**MATERIAL:**

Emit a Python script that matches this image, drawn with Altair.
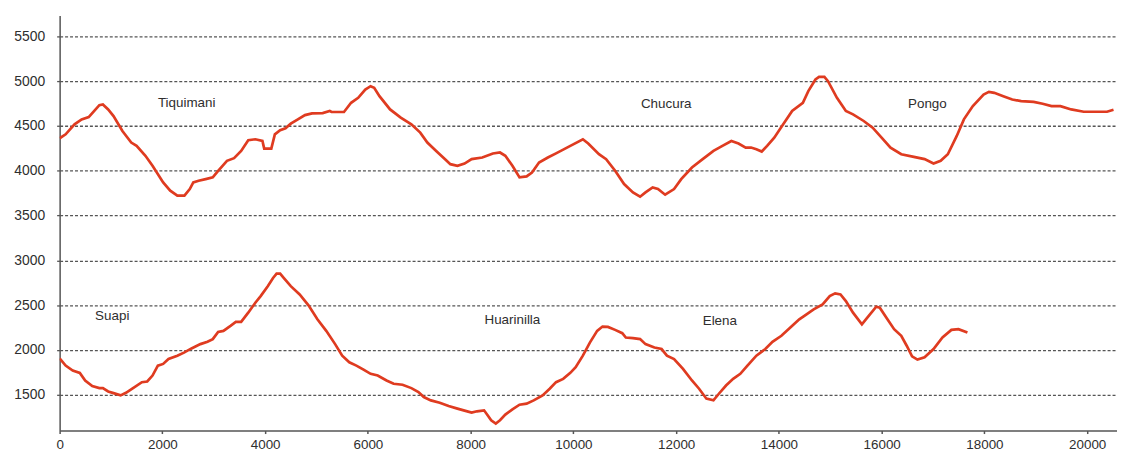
import altair as alt
import pandas as pd

# ---- data (distance in m, elevation in m) ----
upper_x = [0, 117, 290, 428, 566, 670, 773, 842, 945, 1049,
           1222, 1394, 1498, 1670, 1808, 2015, 2153, 2291, 2429, 2533,
           2602, 2705, 2843, 2981, 3085, 3257, 3395, 3533, 3671, 3809,
           3947, 3982, 4120, 4189, 4292, 4396, 4499, 4637, 4775, 4913,
           5120, 5258, 5293, 5534, 5673, 5811, 5949, 6052, 6122, 6225,
           6432, 6639, 6846, 7019, 7157, 7329, 7502, 7605, 7743, 7881,
           8019, 8226, 8433, 8571, 8675, 8813, 8951, 9089, 9193, 9331,
           9503, 9662,
           9940, 10184, 10288, 10497, 10637, 10812, 10986, 11159, 11298, 11403,
           11542, 11646, 11785, 11959, 12098, 12307, 12516, 12726, 12900, 13074,
           13213, 13353, 13457, 13561, 13666, 13770, 13909, 14083, 14257, 14466,
           14572, 14711, 14781, 14885, 14955, 15129, 15303, 15442, 15650, 15824,
           15998, 16172, 16381, 16626, 16835, 17009, 17148, 17287, 17461, 17600,
           17774, 17983, 18087, 18191, 18367, 18541, 18715, 18958, 19133, 19306,
           19480, 19689, 19932, 20176, 20386, 20512]
upper_elev = [4363, 4407, 4519, 4574, 4600, 4667, 4733, 4741, 4685, 4611,
              4444, 4315, 4278, 4167, 4056, 3870, 3778, 3722, 3722, 3796,
              3870, 3889, 3907, 3926, 4000, 4111, 4141, 4222, 4341, 4352,
              4333, 4248, 4248, 4407, 4452, 4474, 4526, 4574, 4622, 4641,
              4644, 4667, 4656, 4656, 4759, 4815, 4907, 4944, 4926, 4833,
              4685, 4593, 4519, 4426, 4315, 4222, 4130, 4074, 4056, 4081,
              4130, 4148, 4193, 4204, 4167, 4056, 3926, 3937, 3981, 4093,
              4148, 4195,
              4278, 4352, 4304, 4185, 4130, 4000, 3852, 3759, 3711, 3759,
              3815, 3796, 3733, 3796, 3907, 4037, 4130, 4222, 4278, 4333,
              4304, 4259, 4259, 4241, 4215, 4278, 4370, 4519, 4667, 4759,
              4889, 5019, 5048, 5048, 5000, 4815, 4667, 4630, 4556, 4481,
              4370, 4259, 4185, 4156, 4130, 4081, 4111, 4185, 4389, 4574,
              4722, 4852, 4881, 4870, 4833, 4796, 4778, 4770, 4748, 4722,
              4722, 4685, 4659, 4659, 4659, 4681]

lower_x = [0, 117, 255, 393, 497, 635, 773, 842, 945, 1049,
           1187, 1291, 1429, 1601, 1705, 1808, 1912, 2015, 2119, 2291,
           2429, 2567, 2740, 2878, 2981, 3085, 3188, 3326, 3429, 3533,
           3671, 3809, 3913, 4051, 4154, 4223, 4292, 4361, 4499, 4672,
           4844, 5017, 5189, 5362, 5500, 5638, 5776, 5915, 6053, 6191,
           6363, 6501, 6674, 6846, 6984, 7088, 7226, 7398, 7571, 7743,
           7881, 8019, 8123, 8261, 8330, 8399, 8489, 8571, 8675, 8813,
           8951, 9089, 9227, 9400, 9538, 9662,
           9801, 9940, 10044, 10184, 10323, 10462, 10566, 10672, 10812, 10951,
           11020, 11159, 11298, 11403, 11577, 11716, 11820, 11959, 12133, 12307,
           12446, 12588, 12726, 12831, 12970, 13109, 13248, 13387, 13561, 13735,
           13874, 14048, 14222, 14396, 14537, 14676, 14850, 14989, 15094, 15198,
           15303, 15442, 15615, 15720, 15894, 15963, 16102, 16242, 16381, 16487,
           16591, 16696, 16835, 17009, 17183, 17357, 17495, 17669]
lower_elev = [1906, 1825, 1770, 1744, 1659, 1596, 1574, 1574, 1537, 1518,
              1493, 1522, 1574, 1640, 1648, 1714, 1825, 1844, 1899, 1936,
              1973, 2017, 2065, 2091, 2121, 2202, 2213, 2269, 2313, 2313,
              2416, 2527, 2601, 2712, 2804, 2852, 2852, 2804, 2712, 2620,
              2498, 2342, 2213, 2065, 1936, 1862, 1825, 1781, 1733, 1714,
              1659, 1622, 1611, 1574, 1530, 1474, 1437, 1411, 1374, 1345,
              1323, 1300, 1315, 1326, 1271, 1215, 1179, 1215, 1278, 1337,
              1389, 1400, 1437, 1493, 1567, 1640,
              1677, 1744, 1807, 1936, 2084, 2213, 2261, 2257, 2224, 2187,
              2139, 2132, 2121, 2065, 2028, 2010, 1936, 1899, 1788, 1659,
              1567, 1456, 1437, 1511, 1603, 1677, 1733, 1825, 1936, 2010,
              2091, 2158, 2250, 2342, 2398, 2453, 2509, 2601, 2631, 2620,
              2546, 2416, 2287, 2361, 2483, 2472, 2350, 2232, 2158, 2047,
              1929, 1892, 1918, 2010, 2139, 2224, 2232, 2195]

label_names = ["Tiquimani", "Chucura", "Pongo", "Suapi", "Huarinilla", "Elena"]
label_x = [2473, 11807, 16889, 1024, 8812, 12850]
label_elev = [4759, 4743, 4743, 2376, 2331, 2320]

x_ticks = list(range(0, 20001, 2000))
y_ticks = list(range(1500, 5501, 500))

X_DOMAIN = [0, 20580]
Y_DOMAIN = [1100, 5733]

n_up = min(len(upper_x), len(upper_elev))
n_lo = min(len(lower_x), len(lower_elev))
df_lines = pd.concat([
    pd.DataFrame({"dist": upper_x[:n_up], "elev": upper_elev[:n_up], "seg": "upper"}),
    pd.DataFrame({"dist": lower_x[:n_lo], "elev": lower_elev[:n_lo], "seg": "lower"}),
], ignore_index=True)
df_labels = pd.DataFrame({"dist": label_x, "elev": label_elev, "name": label_names})

FONT = "Liberation Sans"
AX = "#555555"
TXT = "#2e2e2e"

xs = alt.Scale(domain=X_DOMAIN, nice=False, zero=False)
ys = alt.Scale(domain=Y_DOMAIN, nice=False, zero=False)

x_axis = alt.Axis(values=x_ticks, format="d", title="", grid=False,
                  labelFont=FONT, labelFontSize=13.5, labelColor=TXT,
                  tickSize=3, tickColor=AX, tickWidth=1.5,
                  domainColor=AX, domainWidth=1.5, labelPadding=4,
                  labelFlush=False, labelOverlap=False)
y_axis = alt.Axis(values=y_ticks, format="d", title="", grid=True,
                  gridDash=[3, 2], gridColor=AX, gridWidth=1.3,
                  tickSize=5, tickDash=[3, 2], tickColor=AX, tickWidth=1.3,
                  labelFont=FONT, labelFontSize=14, labelColor=TXT,
                  labelPadding=10, domainColor=AX, domainWidth=1.5)

lines = alt.Chart(df_lines).mark_line(color="#df3b20", strokeWidth=2.7, clip=True).encode(
    x=alt.X("dist:Q", scale=xs, axis=x_axis),
    y=alt.Y("elev:Q", scale=ys, axis=y_axis),
    detail="seg:N",
)

texts = alt.Chart(df_labels).mark_text(font=FONT, fontSize=13.5, color=TXT,
                                       align="center", baseline="middle").encode(
    x=alt.X("dist:Q", scale=xs, axis=x_axis),
    y=alt.Y("elev:Q", scale=ys, axis=y_axis),
    text="name:N",
)

chart = alt.layer(lines, texts).properties(
    width=1065, height=418,
    autosize=alt.AutoSizeParams(type="none"),
    padding={"left": 52, "top": 6, "right": 0, "bottom": 22},
    background="white",
).configure_view(strokeWidth=0)

chart.save("out.html", embed_options={"renderer": "svg", "actions": False})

**INSTRUCTIONS TO FOLLOW:**
Return only the lines from the start of the data through the line that contains "import pandas as pd", please, copying them exactly and omitting all pictures.

**WRITTEN ANSWER:**
Emit a Python script that matches this image, drawn with Altair.
import altair as alt
import pandas as pd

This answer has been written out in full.